Wordsmith, il robot giornalista
Che le macchine fossero capaci di fare lavori, anche di tipo intellettuale, fino a ieri appannaggio esclusivo degli esseri umani non sorprende più nessuno, ma anche il solo parlare di robot in grado di scrivere articoli di giornale poteva sembrare un’eresia. E invece, oggi, il software Wordsmith (paroliere dall’inglese) consente proprio di creare contenuti, scritti in inglese, partendo dal semplice inserimento di dati. Esiste anche una versione demo gratis, che dovrebbe essere disponibile a breve.
Da internet chiunque può scaricare un robot giornalista per farlo lavorare: siti di e-commerce, agenzie immobiliari o di stampa internazionali, come la Associated Press, che dal 2014 ha iniziato a farne un utilizzo considerevole con circa tremila articoli su aziende statunitensi ed eventi sportivi. Più in generale, ad oggi possiamo affermare che Wordsmith ha prodotto un numero impressionante di articoli per centinaia di clienti piccoli e grandi, come Samsung, il gigante delle assicurazioni Allstate e la media company Comcast.
In pratica, la nuova piattaforma Wordsmith permette di caricare manualmente tutti i dati utili e scegliere un particolare stile di scrittura, creando poi automaticamente un testo scritto in un buon inglese. Vengono così generati verbali, report finanziari, descrizioni di prodotto e molti altri testi adatti, ad esempio, all’universo dell’e-commerce o degli annunci immobiliari. L’elaborato viene poi completato, in un secondo momento dall’uomo, per renderlo realmente esclusivo.
In un clima di scetticismo generale il robot giornalista è sbarcato nella redazione dell’Associated Press, la più grande agenzia di stampa americana. I risultati sono stati fin da subito incoraggianti, tanto è vero che chi ha l’implementato il software ha detto che alcuni articoli scritti da Wordsmith sono stati messi in rete addirittura senza nessun intervento umano, perché già di buona qualità, e grazie al robot giornalista la Ap, che in precedenza seguiva le trimestrali di circa 300 aziende, ora è in grado di occuparsene di ben 3mila. E’ sufficiente inserire i dati economici della trimestrale e il software, in un inglese breve e conciso, realizza il suo piccolo articolo d’agenzia.
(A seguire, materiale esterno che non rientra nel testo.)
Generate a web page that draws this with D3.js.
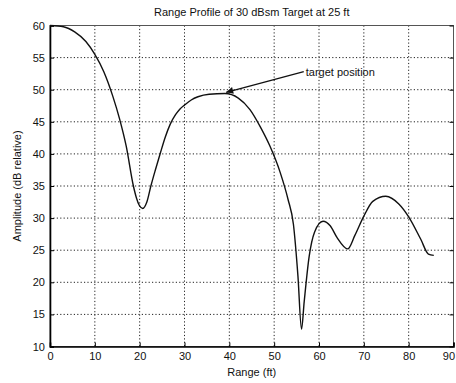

Delle ultime 3mila agenzie scritte da Wordsmith solo 120 hanno richiesto un intervento umano, lasciando in molti casi tempo libero sufficiente al reporter per curare un approfondimento che il robot non sarebbe stato in grado di scrivere.
La domanda che ora sorge spontanea è se Wordsmith un giorno non troppo lontano ruberà il posto ai giornalisti. La risposta al quesito almeno per ora è negativa. L’Associated Press ha infatti affermato che nessun posto di lavoro è stato messo in discussione per l’impiego del software, anche perché è molto veloce ma altrettanto stupido ed ha bisogno di un essere umano che inserisca i dati verificandone il risultato. A onor del vero Ap ha anche aggiunto che, dopo una serie di perfezionamenti, Wordsmith nei suoi corti ed essenziali articoli di agenzia crea meno refusi dei suoi colleghi umani.
Al momento Wordsmith non può competere con l’uomo perché non è in grado di pensare fuori dagli standard. Di fatto rappresenta solo uno strumento di lavoro per automatizzare il processo di scrittura nell’ambito della diffusione pura e semplice di dati. Svolge cioè un lavoro di bassa manovalanza consentendo ai giornalisti di dedicare più tempo a quello che sanno fare meglio: pensiero critico, capacità di risolvere problemi articolati, inventiva, capacità nel comunicare in modo empatico, insomma tutti aspetti distintivi dell’uomo nell’era digitale delle macchine. E finché l’uomo possederà queste qualità nessun robot sarà in grado di tenergli testa.